Uma das estratégias mais eficientes é o que os psicólogos chamam de “auto amarras”. Os afetados limitam a si mesmos em seu campo de ação a fim de se proteger contra o comportamento leviano. Dependentes de jogo, por exemplo, se previnem levando somente uma pequena quantia de dinheiro ao cassino. Já Ulisses escapou da morte certa se deixando atar ao mastro do navio para não ceder ao canto sedutor das sereias, ordenando também à tripulação de heróis que tapasse os ouvidos com cera.
Mas não precisamos abdicar de todo do prazer fornecido pelo transe da dopamina, já que ele pode ser criado artificialmente, sem que precisemos arriscar a vida. A sociedade moderna oferece inúmeras e múltiplas ameaças falsas. Uma montanha-russa é capaz de nos colocar à beira de um ataque de nervos – e leva o sistema de recompensa da dopamina a níveis estratosféricos. O mesmo acontece quando assistimos a filmes de horror ou jogamos videogame ou jogos que simulam a bolsa. Nosso cérebro não sabe distinguir se o estímulo é falso ou real – e não colocamos em risco nem a saúde nem o dinheiro.
A TRILHA SONORA DA AVENTURA
A “caça de emoções” está relacionada também às preferências musicais. O psicólogo Marvin Zuckerman, pesquisador da Universidade de Delaware, Estados Unidos descobriu há alguns anos que pessoas ávidas por sensações preferem, em geral, ouvir rock e composições clássicas.

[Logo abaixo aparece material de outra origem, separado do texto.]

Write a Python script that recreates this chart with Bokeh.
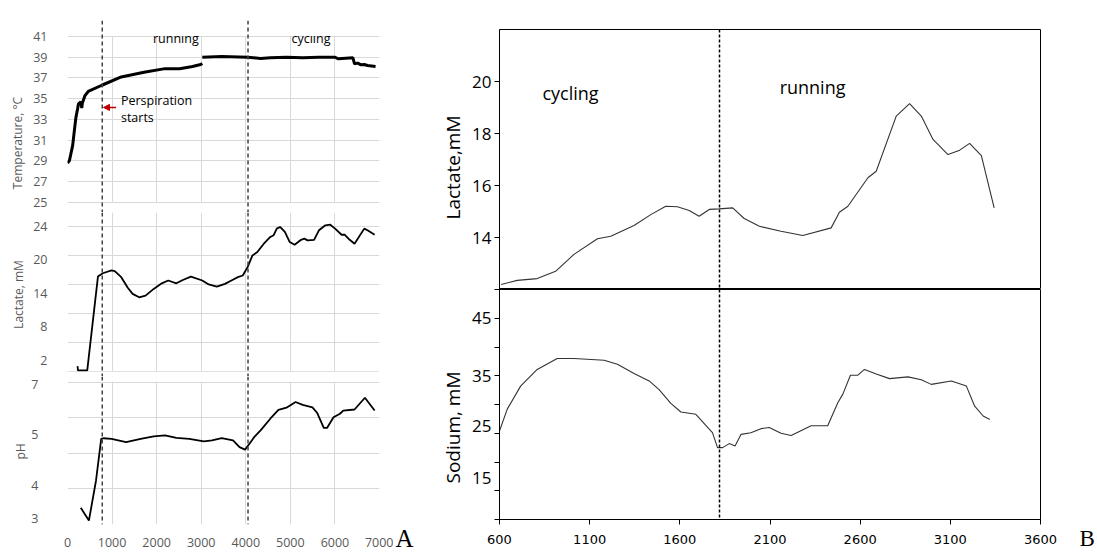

Os estilos que mais rejeitam são trilhas sonoras de filmes e cânticos religiosos, por serem considerados monótonos. Logo, aquele que consegue relaxar melhor com as batidas de Marilyn Manson ou com free jazz revela ter, além do gosto peculiar, uma considerável sede de estímulos.
Dessa forma, a play list com as músicas preferidas de uma pessoa pode dizer muito a seu respeito, mesmo para um desconhecido. Em um estudo feito em conjunto, o psicólogo americano Sam Gosling, da Universidade do Texas, e seu colega inglês Peter Rentfrow, da Universidade de Cambridge, constataram que essa primeira impressão intuitiva frequentemente está correta. Os participantes de sua pesquisa ouviram as dez músicas preferidas de pessoas que não conheciam e tiraram, a partir dai, conclusões sobre elas. Os julgamentos relativos à forma de encarar experiências e novidades foram os mais acertados. A extroversão foi corretamente identificada também pelos ouvintes que participaram do teste.
Psicólogos também constaram que pessoas com sede de aventura tendem a apreciar arte abstrata, pop arte surrealismo e a rejeitar pinturas representativas. Essa preferência seria explicada pela excitação mental que esse tipo de arte costuma causar mesmo em uma segunda observação.